Posts Tagged ‘international criminal law’

Sudan: Our Optimistic Prediction = Fail. Our Cynical One? Right On.

Monday, March 16th, 2009

 

Starting in November, we’ve predicted two alternative reactions that Sudan’s Omar al-Bashir could have if the ICC issued an arrest warrant. On the one hand, he could start acting all cooperative, and thereby appease a U.N. Security Council that wants any excuse to avoid ICC action here. On the other hand, Bashir could just terminate international aid to Darfur, kick out peacekeepers and aid workers, and then blame the resulting death and suffering on the West while he consolidates his local power.
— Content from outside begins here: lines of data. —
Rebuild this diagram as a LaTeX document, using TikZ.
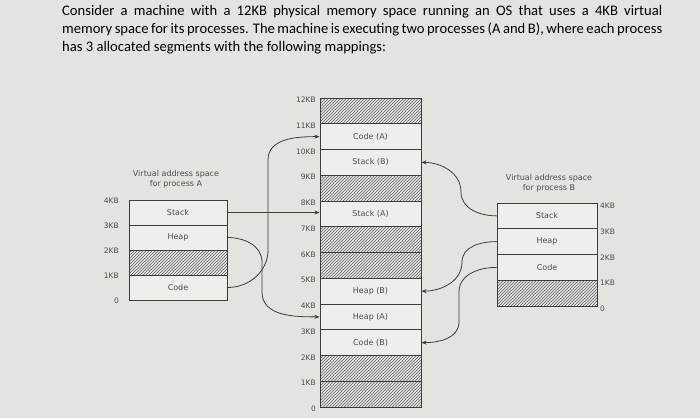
\documentclass[tikz,border=0pt]{standalone}
\usepackage{fontspec}
\setmainfont{Carlito}
\newfontfamily\lblfont{DejaVu Sans}
\usetikzlibrary{patterns,arrows.meta}
\definecolor{bgc}{HTML}{E1E4DF}
\definecolor{ink}{HTML}{3A3D44}
\definecolor{lbl}{HTML}{4A4D55}
\tikzset{
  seg/.style={draw=ink, line width=0.9pt, minimum width=101pt, inner sep=0pt, font=\lblfont\fontsize{8}{9}\selectfont, text=lbl},
  hatch/.style={seg, pattern={north east lines}, pattern color=ink!80},
  kb/.style={font=\lblfont\fontsize{7.5}{9}\selectfont, text=lbl, inner sep=1pt},
  conn/.style={draw=ink, line width=0.8pt, -{Stealth[length=5pt,width=4pt]}},
  ttl/.style={font=\lblfont\fontsize{8}{10}\selectfont, text=lbl, align=center}
}
\begin{document}
\begin{tikzpicture}[x=1pt,y=-1pt]
\fill[bgc] (0,0) rectangle (700,418);
\useasboundingbox (0,0) rectangle (700,418);
\node[anchor=north west, text width=600pt, align=justify, inner sep=0pt, font=\fontsize{14.6}{18}\selectfont, text=black] (q) at (62,5)
 {Consider a machine with a 12KB physical memory space running an OS that uses a 4KB virtual\linebreak memory space for its processes. The machine is executing two processes (A and B), where each process\linebreak has 3 allocated segments with the following mappings:};

% physical memory, 25.75 per KB, top y=98
\foreach \n/\t/\h [count=\i from 0] in {p11/{}/1,pCA/{Code (A)}/0,pSB/{Stack (B)}/0,p8/{}/1,pSA/{Stack (A)}/0,p6/{}/1,p5/{}/1,pHB/{Heap (B)}/0,pHA/{Heap (A)}/0,pCB/{Code (B)}/0,p1/{}/1,p0/{}/1}{
  \ifnum\h=1
    \node[hatch, minimum height=25.75pt] (\n) at (370.5,{98+25.75*\i+12.875}) {};
  \else
    \node[seg, fill=bgc!60!white, minimum height=25.75pt] (\n) at (370.5,{98+25.75*\i+12.875}) {\t};
  \fi
}
\foreach \t [count=\i from 0] in {12KB,11KB,10KB,9KB,8KB,7KB,6KB,5KB,4KB,3KB,2KB,1KB,0}{
  \node[kb, anchor=east] (pl\i) at (317,{100+25.75*\i}) {\t};
}

% process A, 25 per KB, top y=200
\node[ttl] (ta) at (176,179) {Virtual address space\\for process A};
\node[seg, fill=bgc!60!white, minimum width=98pt, minimum height=25pt] (aS) at (178,212.5) {Stack};
\node[seg, fill=bgc!60!white, minimum width=98pt, minimum height=25pt] (aH) at (178,237.5) {Heap};
\node[hatch, minimum width=98pt, minimum height=25pt] (aX) at (178,262.5) {};
\node[seg, fill=bgc!60!white, minimum width=98pt, minimum height=25pt] (aC) at (178,287.5) {Code};
\foreach \t [count=\i from 0] in {4KB,3KB,2KB,1KB,0}{
  \node[kb, anchor=east] (al\i) at (120,{201+25*\i}) {\t};
}

% process B, top y=203
\node[ttl] (tb) at (549,183) {Virtual address space\\for process B};
\node[seg, fill=bgc!60!white, minimum width=100pt, minimum height=25.75pt] (bS) at (547,{203+12.875}) {Stack};
\node[seg, fill=bgc!60!white, minimum width=100pt, minimum height=25.75pt] (bH) at (547,{203+38.625}) {Heap};
\node[seg, fill=bgc!60!white, minimum width=100pt, minimum height=25.75pt] (bC) at (547,{203+64.375}) {Code};
\node[hatch, minimum width=100pt, minimum height=25.75pt] (bX) at (547,{203+90.125}) {};
\foreach \t [count=\i from 0] in {4KB,3KB,2KB,1KB,0}{
  \node[kb, anchor=west] (bl\i) at (599,{206+25.75*\i}) {\t};
}

% bend points of the connectors
\coordinate (c1) at (268,250);
\coordinate (c2) at (268,160);
\coordinate (h1) at (262,262);
\coordinate (h2) at (262,292);
\coordinate (s1) at (461,192);
\coordinate (m1) at (462,262);
\coordinate (d1) at (459,292);
\coordinate (d2) at (459,322);

% connectors
\draw[conn] (aS.east) -- (aS.east -| pSA.west);
\draw[conn] (aH.east) to[out=0,in=90] (h1) -- (h2) to[out=-90,in=180] (pHA.west);
\draw[conn] (aC.east) to[out=0,in=-90] (c1) -- (c2) to[out=90,in=180] (pCA.west);
\draw[conn] (bS.west) to[out=180,in=-90] (s1) to[out=90,in=0] (pSB.east);
\draw[conn] (bH.west) to[out=180,in=90] (m1) to[out=-90,in=0] (pHB.east);
\draw[conn] (bC.west) to[out=180,in=90] (d1) -- (d2) to[out=-90,in=0] (pCB.east);
\end{tikzpicture}
\end{document}
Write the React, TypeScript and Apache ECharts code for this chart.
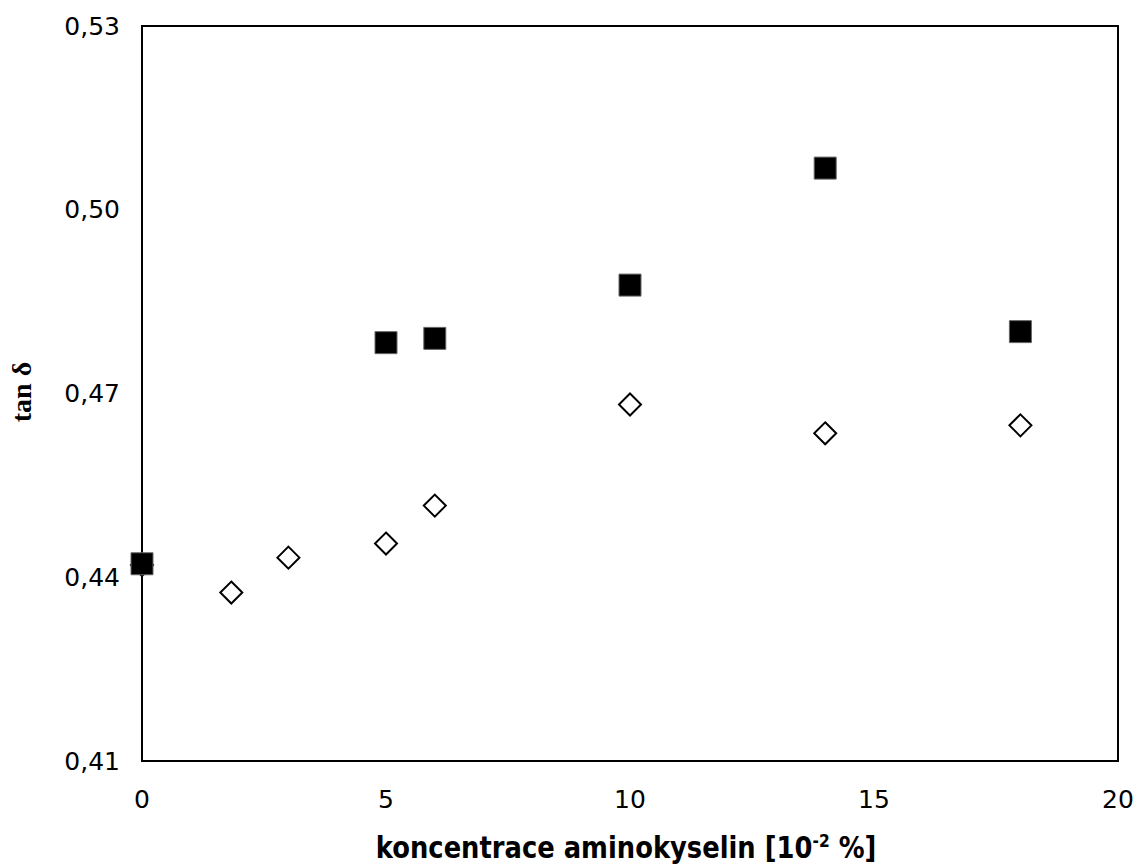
import React, { useEffect, useRef } from "react";
import * as echarts from "echarts";

// concentration of amino acids [10^-2 %]
const squareX = [0, 5, 6, 10, 14, 18];
const squareY = [0.4422, 0.4783, 0.479, 0.4877, 0.5068, 0.4801];

const diamondX = [0, 1.83, 3, 5, 6, 10, 14, 18];
const diamondY = [0.442, 0.4375, 0.4432, 0.4455, 0.4517, 0.4682, 0.4635, 0.4648];

const yTicks = [0.41, 0.44, 0.47, 0.5, 0.53];

const pairs = (xs: number[], ys: number[]) => xs.map((x, i) => [x, ys[i]]);

export default function App() {
  const ref = useRef<HTMLDivElement>(null);

  useEffect(() => {
    if (!ref.current) return;
    const chart = echarts.init(ref.current, null, { renderer: "svg" });
    chart.setOption({
      animation: false,
      backgroundColor: "#fff",
      grid: {
        left: 142,
        top: 26,
        right: 21,
        bottom: 106,
        show: true,
        borderColor: "#000",
        borderWidth: 2,
        backgroundColor: "transparent",
      },
      xAxis: {
        type: "value",
        min: 0,
        max: 20,
        interval: 5,
        axisLine: { show: false },
        axisTick: { show: false },
        splitLine: { show: false },
        axisLabel: {
          margin: 26,
          color: "#000",
          fontFamily: "DejaVu Sans",
          fontSize: 25,
        },
      },
      yAxis: {
        type: "value",
        min: 0.41,
        max: 0.53,
        axisLine: { show: false },
        axisTick: { show: false },
        splitLine: { show: false },
        axisLabel: {
          customValues: yTicks,
          margin: 22,
          color: "#000",
          fontFamily: "DejaVu Sans",
          fontSize: 25,
          formatter: (v: number) => v.toFixed(2).replace(".", ","),
        },
      },
      graphic: [
        {
          type: "text",
          x: 626,
          y: 848,
          scaleX: 0.86,
          style: {
            text: "{t|koncentrace aminokyselin [10}{s|-2}{t| %]}",
            align: "center",
            verticalAlign: "middle",
            fill: "#000",
            rich: {
              t: {
                fontFamily: "DejaVu Sans",
                fontWeight: "bold",
                fontSize: 30,
                fill: "#000",
              },
              s: {
                fontFamily: "DejaVu Sans",
                fontWeight: "bold",
                fontSize: 18,
                fill: "#000",
                padding: [0, 0, 14, 0],
              },
            },
          },
        },
        {
          type: "text",
          x: 21,
          y: 392,
          rotation: Math.PI / 2,
          style: {
            text: "tan δ",
            align: "center",
            verticalAlign: "middle",
            fill: "#000",
            fontFamily: "Liberation Serif",
            fontWeight: "bold",
            fontSize: 28,
          },
        },
      ],
      series: [
        {
          type: "scatter",
          data: pairs(diamondX, diamondY),
          symbol: "diamond",
          symbolSize: 22,
          itemStyle: { color: "#fff", borderColor: "#000", borderWidth: 2, opacity: 1 },
          z: 2,
        },
        {
          type: "scatter",
          data: pairs(squareX, squareY),
          symbol: "rect",
          symbolSize: 22,
          itemStyle: { color: "#000", borderColor: "#666", borderWidth: 1, opacity: 1 },
          z: 3,
        },
      ],
    });
    return () => chart.dispose();
  }, []);

  return (
    <div
      ref={ref}
      style={{ position: "fixed", left: 0, top: 0, width: 1139, height: 867 }}
    />
  );
}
It looks now like Bashir has gone with door number two. The BBC reports today that Bashir now says “he wants all international aid groups out of the country.” Speaking to a rally, Bashir stated that “within a year, we don’t want to see any foreign aid group dealing with a Sudanese citizen. If they want to bring relief, let them drop it at airports or seaports. Let [Sudan’s] national organizations deal with our citizens.”

Within the past week or so, Bashir has already expelled 13 large international organizations, claiming that they were spying for the ICC.

According to the Beeb, “the United Nations said the expulsions would leave millions at risk of a humanitarian crisis.”

So okay, lesson learned (re-learned, of course). Dictators don’t choose to go gently into that sweet good night of punishment at the hands of modern procedural justice. Go figure.

So then fine, but now what? Will the Security Council take this opportunity to announce a deferral of any prosecution, under Article 16 of the Rome Statute, in the stated interests of forestalling any humanitarian crisis? They could choose to be seen as pragmatic and wise, opting to sacrifice the individual prosecution of the dictator in order to save the lives of tens or hundreds of thousands. And of course, those P5 nations opposed to ICC action (China and Russia because Sudan is an important partner, and the U.S. because it doesn’t want the precedent of prosecuting a head of state) would have the out they’re looking for, all while appearing humane and acting for the best.

Or will they allow the ICC’s arrest warrant to continue, watch the foreign aid be expelled, watch Sudan’s warlord take control of any aid naively dropped off at the border, and stand on principle to bring the rule of law to failed states?

We’re going to go with the cynical prediction this time. Just a hunch.